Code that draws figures
———

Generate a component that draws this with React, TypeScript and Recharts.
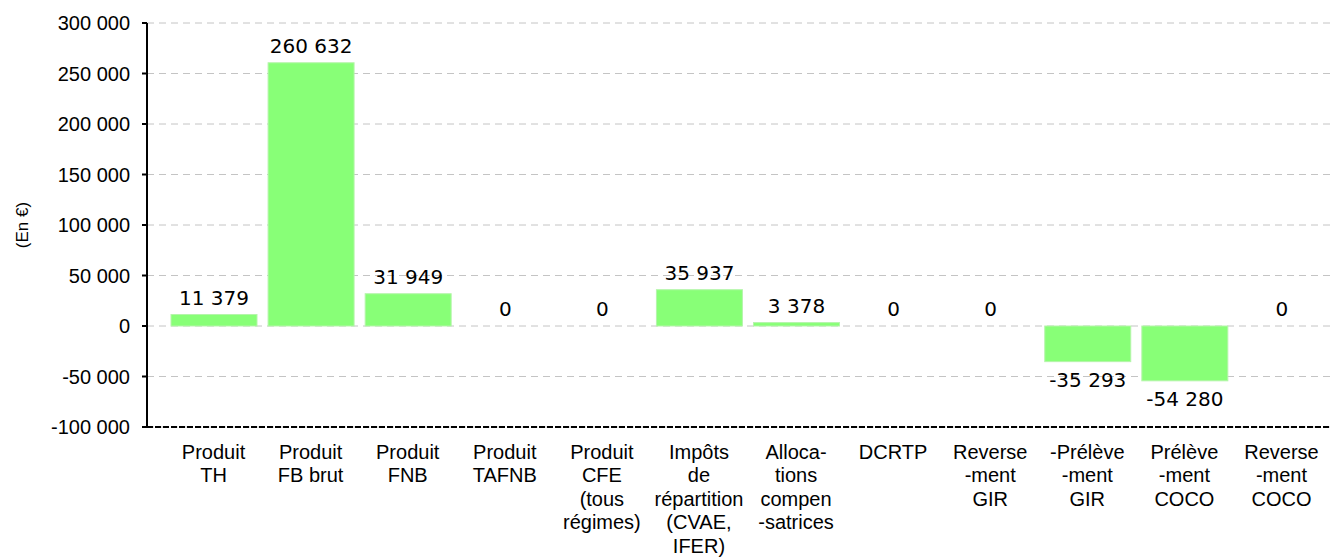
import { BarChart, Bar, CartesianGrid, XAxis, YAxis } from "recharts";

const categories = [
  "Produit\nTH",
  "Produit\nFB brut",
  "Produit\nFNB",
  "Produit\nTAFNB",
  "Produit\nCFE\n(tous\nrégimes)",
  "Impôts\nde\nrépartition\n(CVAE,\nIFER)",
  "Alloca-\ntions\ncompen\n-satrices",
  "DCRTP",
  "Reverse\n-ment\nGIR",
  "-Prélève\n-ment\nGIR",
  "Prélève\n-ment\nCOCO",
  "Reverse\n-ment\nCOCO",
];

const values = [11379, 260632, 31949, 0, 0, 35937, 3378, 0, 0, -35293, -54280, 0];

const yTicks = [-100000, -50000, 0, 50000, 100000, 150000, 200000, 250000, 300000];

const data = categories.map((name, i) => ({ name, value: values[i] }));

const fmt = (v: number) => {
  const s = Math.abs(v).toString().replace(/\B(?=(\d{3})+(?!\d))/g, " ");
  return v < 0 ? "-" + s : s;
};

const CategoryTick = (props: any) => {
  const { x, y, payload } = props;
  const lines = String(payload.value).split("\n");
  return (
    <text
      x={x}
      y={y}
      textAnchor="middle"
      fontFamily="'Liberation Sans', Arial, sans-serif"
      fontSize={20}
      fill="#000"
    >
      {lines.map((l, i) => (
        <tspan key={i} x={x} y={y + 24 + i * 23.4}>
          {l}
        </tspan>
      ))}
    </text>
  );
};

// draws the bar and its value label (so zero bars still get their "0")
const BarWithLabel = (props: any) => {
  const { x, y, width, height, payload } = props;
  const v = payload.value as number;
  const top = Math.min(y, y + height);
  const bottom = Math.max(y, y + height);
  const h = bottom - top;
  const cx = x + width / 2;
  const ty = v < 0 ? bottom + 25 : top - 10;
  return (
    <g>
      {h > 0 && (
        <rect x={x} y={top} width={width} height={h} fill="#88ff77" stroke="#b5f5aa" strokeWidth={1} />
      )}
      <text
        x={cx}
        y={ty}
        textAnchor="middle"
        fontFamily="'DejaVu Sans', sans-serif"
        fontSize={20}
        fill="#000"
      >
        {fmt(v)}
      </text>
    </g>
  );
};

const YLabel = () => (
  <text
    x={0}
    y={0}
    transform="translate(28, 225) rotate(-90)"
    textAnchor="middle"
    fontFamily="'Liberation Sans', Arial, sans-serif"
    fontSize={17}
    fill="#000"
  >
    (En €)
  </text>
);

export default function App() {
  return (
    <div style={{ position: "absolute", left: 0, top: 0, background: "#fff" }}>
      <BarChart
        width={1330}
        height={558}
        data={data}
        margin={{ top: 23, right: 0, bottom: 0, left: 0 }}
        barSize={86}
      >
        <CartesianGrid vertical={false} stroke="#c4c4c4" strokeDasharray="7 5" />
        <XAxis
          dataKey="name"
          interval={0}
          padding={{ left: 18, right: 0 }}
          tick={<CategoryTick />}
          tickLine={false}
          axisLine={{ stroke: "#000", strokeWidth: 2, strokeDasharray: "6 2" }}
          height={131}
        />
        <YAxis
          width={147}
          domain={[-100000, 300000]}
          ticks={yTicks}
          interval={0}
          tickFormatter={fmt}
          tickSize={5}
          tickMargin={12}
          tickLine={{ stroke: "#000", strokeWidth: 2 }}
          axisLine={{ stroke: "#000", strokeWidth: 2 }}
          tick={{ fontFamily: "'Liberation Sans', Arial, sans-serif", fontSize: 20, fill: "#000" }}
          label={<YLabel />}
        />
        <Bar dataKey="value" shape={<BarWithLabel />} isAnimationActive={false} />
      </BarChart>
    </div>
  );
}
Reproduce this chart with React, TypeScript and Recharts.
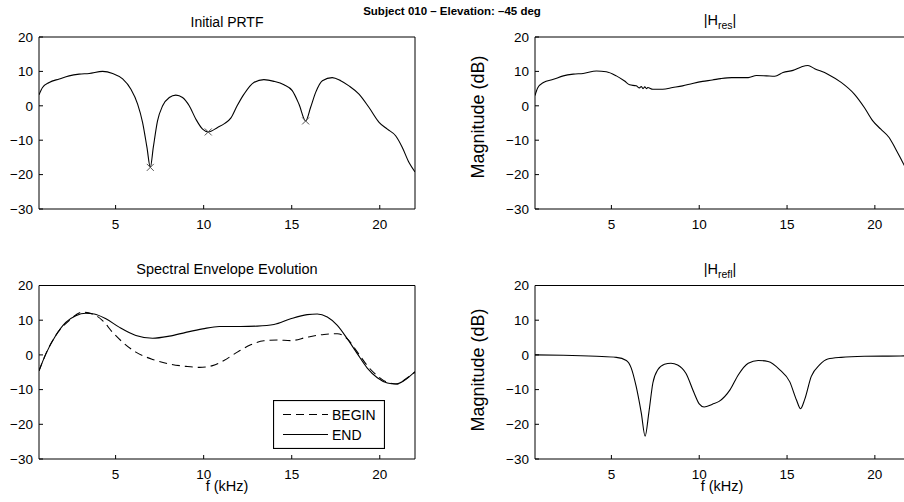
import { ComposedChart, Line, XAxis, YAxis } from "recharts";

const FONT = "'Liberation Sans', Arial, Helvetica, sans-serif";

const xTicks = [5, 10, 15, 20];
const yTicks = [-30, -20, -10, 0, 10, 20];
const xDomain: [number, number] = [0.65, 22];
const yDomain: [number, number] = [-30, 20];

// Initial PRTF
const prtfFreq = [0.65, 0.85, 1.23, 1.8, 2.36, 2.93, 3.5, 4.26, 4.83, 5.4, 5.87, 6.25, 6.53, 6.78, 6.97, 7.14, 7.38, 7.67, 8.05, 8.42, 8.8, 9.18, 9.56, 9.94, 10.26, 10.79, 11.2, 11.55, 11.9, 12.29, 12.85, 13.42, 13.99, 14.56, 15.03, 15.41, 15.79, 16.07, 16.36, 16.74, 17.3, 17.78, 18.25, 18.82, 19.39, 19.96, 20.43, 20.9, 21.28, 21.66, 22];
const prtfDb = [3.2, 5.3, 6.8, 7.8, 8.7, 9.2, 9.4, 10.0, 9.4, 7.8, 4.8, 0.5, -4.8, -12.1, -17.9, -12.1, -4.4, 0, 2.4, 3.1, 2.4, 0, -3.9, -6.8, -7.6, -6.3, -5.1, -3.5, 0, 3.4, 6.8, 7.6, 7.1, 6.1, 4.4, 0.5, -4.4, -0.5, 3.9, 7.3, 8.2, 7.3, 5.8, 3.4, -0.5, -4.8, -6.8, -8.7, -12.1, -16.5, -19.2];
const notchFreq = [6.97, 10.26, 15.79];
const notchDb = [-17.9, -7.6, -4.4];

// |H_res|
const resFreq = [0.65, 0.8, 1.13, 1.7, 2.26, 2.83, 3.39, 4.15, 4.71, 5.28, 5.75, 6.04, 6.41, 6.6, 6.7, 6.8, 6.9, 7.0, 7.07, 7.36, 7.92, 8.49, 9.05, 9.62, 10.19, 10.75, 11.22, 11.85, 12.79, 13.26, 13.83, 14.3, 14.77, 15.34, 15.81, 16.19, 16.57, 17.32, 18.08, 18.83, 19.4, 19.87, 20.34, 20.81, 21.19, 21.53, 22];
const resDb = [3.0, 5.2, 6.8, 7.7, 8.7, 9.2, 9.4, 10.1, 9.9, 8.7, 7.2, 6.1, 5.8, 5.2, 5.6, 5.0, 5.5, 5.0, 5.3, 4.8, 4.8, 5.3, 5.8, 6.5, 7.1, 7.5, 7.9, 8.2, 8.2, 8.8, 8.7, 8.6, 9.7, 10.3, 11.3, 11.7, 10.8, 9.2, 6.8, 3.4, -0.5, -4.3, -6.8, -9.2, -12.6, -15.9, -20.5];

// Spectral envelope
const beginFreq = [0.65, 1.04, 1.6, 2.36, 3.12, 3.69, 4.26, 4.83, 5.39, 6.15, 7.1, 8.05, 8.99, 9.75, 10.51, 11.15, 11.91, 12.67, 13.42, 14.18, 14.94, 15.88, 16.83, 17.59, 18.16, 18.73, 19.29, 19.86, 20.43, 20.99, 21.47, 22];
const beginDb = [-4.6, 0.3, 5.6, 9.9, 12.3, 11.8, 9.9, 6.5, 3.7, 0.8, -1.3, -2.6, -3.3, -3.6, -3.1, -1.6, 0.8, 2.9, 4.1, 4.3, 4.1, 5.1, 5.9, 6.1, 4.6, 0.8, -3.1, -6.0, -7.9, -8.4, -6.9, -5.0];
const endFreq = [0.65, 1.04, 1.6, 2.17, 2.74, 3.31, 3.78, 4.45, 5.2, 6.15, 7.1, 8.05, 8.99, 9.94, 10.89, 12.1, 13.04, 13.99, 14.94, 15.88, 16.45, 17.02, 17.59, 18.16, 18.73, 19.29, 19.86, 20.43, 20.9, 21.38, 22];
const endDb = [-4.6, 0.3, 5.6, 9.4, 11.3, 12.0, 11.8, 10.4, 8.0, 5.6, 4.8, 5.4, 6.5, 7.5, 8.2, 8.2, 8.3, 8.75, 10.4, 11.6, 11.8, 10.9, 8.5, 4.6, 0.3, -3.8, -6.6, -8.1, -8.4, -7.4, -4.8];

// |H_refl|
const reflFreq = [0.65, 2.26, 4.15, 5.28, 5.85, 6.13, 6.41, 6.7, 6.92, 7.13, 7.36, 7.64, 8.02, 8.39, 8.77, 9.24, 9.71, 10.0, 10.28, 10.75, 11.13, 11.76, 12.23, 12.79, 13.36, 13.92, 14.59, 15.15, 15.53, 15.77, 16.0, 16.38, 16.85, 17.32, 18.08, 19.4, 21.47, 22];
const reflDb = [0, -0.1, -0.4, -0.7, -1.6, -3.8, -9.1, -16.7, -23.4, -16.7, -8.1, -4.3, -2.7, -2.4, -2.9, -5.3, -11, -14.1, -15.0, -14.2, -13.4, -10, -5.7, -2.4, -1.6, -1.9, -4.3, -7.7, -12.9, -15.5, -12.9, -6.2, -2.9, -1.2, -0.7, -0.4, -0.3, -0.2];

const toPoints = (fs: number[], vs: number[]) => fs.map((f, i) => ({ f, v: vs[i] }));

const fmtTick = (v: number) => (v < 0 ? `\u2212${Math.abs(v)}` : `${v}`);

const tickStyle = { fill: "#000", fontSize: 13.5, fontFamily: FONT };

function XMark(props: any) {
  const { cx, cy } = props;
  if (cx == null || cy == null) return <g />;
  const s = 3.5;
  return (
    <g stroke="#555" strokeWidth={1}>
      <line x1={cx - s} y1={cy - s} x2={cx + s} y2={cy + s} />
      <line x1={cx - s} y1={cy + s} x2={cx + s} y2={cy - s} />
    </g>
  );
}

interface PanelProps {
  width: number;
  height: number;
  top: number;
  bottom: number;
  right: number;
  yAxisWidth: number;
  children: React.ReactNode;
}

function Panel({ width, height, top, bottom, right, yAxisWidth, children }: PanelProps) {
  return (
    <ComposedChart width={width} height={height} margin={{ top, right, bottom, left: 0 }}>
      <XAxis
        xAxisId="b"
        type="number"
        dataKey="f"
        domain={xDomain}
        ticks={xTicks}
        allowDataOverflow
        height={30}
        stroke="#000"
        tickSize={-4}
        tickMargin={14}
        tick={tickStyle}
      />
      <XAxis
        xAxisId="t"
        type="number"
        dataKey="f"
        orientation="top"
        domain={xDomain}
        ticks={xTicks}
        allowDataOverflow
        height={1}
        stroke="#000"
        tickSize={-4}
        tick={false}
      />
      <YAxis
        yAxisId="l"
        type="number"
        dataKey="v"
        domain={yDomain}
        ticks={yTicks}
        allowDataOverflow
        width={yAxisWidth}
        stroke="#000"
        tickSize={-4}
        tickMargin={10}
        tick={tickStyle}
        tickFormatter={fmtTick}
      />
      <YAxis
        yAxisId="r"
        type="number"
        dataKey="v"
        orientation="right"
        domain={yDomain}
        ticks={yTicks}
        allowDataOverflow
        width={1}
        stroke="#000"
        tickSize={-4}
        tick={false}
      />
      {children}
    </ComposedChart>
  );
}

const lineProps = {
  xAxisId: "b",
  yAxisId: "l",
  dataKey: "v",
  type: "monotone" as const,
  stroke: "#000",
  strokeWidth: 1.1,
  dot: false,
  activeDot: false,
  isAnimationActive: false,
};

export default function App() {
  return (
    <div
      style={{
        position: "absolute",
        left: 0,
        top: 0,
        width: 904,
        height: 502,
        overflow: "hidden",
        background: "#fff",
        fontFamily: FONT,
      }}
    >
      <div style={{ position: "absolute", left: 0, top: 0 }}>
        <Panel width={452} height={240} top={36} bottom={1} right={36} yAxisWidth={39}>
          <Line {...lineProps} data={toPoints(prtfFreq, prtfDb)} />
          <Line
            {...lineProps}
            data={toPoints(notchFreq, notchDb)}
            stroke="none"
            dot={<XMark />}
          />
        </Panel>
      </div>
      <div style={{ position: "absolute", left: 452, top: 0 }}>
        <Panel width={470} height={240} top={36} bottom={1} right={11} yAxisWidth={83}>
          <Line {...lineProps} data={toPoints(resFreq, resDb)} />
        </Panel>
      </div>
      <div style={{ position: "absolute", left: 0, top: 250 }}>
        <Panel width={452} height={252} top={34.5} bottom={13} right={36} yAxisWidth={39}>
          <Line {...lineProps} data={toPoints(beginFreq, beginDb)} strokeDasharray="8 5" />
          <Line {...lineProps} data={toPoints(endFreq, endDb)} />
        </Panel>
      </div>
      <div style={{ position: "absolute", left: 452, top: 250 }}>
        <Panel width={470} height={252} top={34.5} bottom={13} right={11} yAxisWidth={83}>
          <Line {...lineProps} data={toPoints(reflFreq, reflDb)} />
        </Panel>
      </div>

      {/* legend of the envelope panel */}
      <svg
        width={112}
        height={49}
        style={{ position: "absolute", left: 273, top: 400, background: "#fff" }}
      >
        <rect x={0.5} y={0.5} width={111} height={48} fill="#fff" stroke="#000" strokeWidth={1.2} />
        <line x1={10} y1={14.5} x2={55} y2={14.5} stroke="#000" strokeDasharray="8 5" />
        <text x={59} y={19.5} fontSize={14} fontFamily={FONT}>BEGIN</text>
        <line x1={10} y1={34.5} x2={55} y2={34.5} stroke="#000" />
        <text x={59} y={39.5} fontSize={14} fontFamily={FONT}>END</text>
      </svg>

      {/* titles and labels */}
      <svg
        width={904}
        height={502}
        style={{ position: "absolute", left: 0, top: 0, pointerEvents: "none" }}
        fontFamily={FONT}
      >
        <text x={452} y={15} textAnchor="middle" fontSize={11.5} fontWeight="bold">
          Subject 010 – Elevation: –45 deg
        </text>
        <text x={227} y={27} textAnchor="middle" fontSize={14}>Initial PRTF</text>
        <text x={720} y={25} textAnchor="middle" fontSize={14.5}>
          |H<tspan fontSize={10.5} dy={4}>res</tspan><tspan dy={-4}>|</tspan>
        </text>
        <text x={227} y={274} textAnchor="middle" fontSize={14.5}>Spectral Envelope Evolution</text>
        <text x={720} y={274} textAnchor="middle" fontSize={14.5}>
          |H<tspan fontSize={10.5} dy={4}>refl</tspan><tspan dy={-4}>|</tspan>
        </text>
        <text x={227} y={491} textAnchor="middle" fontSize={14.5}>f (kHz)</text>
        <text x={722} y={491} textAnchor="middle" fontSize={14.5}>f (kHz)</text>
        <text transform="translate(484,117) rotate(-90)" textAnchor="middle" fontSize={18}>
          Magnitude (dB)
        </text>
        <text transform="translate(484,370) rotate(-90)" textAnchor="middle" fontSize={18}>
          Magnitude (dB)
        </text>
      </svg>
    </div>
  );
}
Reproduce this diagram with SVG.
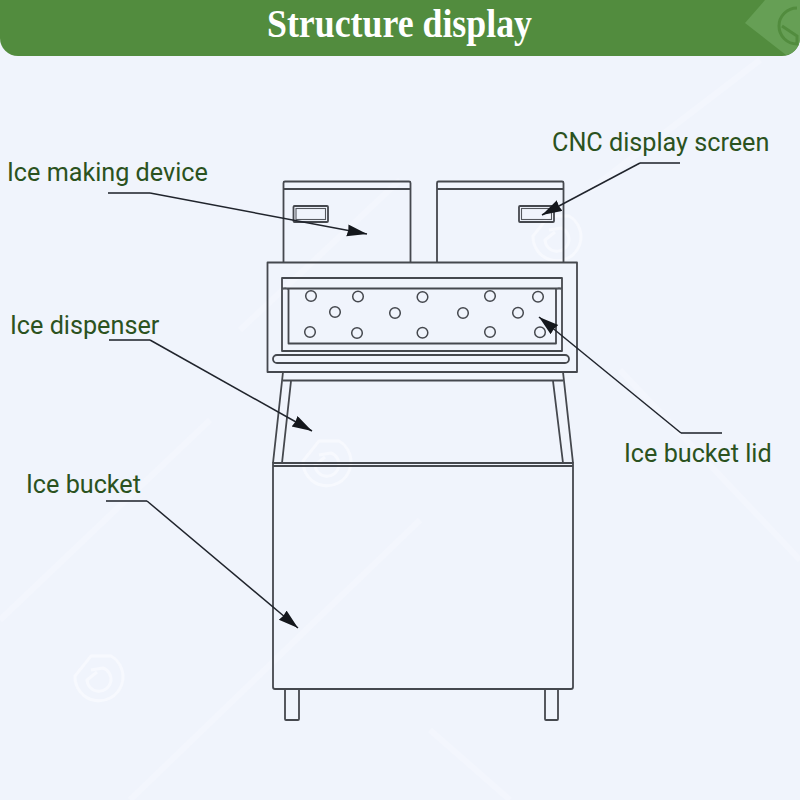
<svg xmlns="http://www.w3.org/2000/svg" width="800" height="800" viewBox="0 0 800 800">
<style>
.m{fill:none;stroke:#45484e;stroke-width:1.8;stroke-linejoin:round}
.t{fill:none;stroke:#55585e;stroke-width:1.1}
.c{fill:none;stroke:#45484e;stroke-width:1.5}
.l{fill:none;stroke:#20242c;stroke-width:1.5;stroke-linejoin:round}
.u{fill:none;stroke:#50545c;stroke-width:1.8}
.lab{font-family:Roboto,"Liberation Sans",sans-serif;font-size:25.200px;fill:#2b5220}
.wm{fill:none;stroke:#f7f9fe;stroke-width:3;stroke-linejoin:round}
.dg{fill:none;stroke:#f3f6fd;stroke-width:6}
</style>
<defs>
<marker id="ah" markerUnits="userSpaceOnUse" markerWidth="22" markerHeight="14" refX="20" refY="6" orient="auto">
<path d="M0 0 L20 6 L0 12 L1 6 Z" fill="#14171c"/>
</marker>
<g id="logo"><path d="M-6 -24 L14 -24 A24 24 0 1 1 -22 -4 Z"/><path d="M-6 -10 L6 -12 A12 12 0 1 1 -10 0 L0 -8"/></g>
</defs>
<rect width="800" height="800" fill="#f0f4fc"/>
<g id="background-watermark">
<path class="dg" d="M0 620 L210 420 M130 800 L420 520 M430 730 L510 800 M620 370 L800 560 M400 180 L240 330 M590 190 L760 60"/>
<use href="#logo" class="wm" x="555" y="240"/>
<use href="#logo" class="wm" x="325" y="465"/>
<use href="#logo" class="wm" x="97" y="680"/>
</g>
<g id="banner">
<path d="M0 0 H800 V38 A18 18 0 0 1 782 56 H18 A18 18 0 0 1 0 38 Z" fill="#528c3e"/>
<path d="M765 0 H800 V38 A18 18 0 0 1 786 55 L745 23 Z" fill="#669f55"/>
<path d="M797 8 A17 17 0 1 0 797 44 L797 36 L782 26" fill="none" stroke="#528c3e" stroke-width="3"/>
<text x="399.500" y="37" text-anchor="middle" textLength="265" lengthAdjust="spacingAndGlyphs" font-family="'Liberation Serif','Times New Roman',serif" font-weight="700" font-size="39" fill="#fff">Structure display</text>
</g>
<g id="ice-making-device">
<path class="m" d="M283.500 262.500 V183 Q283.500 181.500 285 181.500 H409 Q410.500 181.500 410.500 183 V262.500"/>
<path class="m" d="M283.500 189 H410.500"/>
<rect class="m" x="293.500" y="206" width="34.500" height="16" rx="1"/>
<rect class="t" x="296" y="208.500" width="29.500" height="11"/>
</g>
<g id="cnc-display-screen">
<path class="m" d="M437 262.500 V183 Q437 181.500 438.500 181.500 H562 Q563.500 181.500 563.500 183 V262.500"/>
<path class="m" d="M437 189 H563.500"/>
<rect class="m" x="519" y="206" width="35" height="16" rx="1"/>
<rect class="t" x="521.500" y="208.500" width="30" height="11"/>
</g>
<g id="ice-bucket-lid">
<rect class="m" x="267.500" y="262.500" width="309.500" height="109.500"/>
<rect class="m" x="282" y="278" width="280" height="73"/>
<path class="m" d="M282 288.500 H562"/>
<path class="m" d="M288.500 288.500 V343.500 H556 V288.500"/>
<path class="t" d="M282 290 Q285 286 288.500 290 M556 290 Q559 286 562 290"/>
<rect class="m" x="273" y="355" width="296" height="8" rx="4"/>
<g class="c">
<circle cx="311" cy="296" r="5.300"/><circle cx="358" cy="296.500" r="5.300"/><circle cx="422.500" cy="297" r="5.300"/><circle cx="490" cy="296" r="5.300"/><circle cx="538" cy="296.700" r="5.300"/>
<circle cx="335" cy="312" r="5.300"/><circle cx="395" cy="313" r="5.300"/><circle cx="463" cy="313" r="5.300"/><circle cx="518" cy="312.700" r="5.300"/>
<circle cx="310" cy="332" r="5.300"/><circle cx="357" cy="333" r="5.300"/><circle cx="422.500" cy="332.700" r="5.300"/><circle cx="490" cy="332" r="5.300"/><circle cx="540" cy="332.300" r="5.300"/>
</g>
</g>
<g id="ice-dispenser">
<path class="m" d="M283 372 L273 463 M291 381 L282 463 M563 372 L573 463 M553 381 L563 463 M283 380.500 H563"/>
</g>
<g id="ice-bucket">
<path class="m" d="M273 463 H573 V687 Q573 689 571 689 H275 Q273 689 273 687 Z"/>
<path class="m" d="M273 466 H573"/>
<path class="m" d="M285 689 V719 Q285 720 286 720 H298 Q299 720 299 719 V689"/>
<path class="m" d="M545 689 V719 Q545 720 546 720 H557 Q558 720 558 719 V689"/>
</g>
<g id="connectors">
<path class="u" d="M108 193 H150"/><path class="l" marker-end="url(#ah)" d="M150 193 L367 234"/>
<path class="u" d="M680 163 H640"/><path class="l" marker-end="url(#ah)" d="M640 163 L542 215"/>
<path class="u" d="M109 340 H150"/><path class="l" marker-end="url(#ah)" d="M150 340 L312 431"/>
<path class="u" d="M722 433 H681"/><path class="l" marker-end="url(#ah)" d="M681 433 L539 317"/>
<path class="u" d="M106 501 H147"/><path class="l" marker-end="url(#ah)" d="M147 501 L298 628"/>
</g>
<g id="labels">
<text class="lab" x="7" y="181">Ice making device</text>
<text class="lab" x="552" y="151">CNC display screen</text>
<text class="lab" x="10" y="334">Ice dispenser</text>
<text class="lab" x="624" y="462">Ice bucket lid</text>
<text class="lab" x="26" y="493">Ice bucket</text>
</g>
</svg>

———

## WHAT YOU NEED TO DO
Transcribe only the lines above that start at the line containing "Reproduce this chart" and end at the line containing "const yDomain: [number, number] = [-30, 20];". Omit pictures.

## EXPECTED OUTPUT
Reproduce this chart with React, TypeScript and Recharts.
import { ComposedChart, Line, XAxis, YAxis } from "recharts";

const FONT = "'Liberation Sans', Arial, Helvetica, sans-serif";

const xTicks = [5, 10, 15, 20];
const yTicks = [-30, -20, -10, 0, 10, 20];
const xDomain: [number, number] = [0.65, 22];
const yDomain: [number, number] = [-30, 20];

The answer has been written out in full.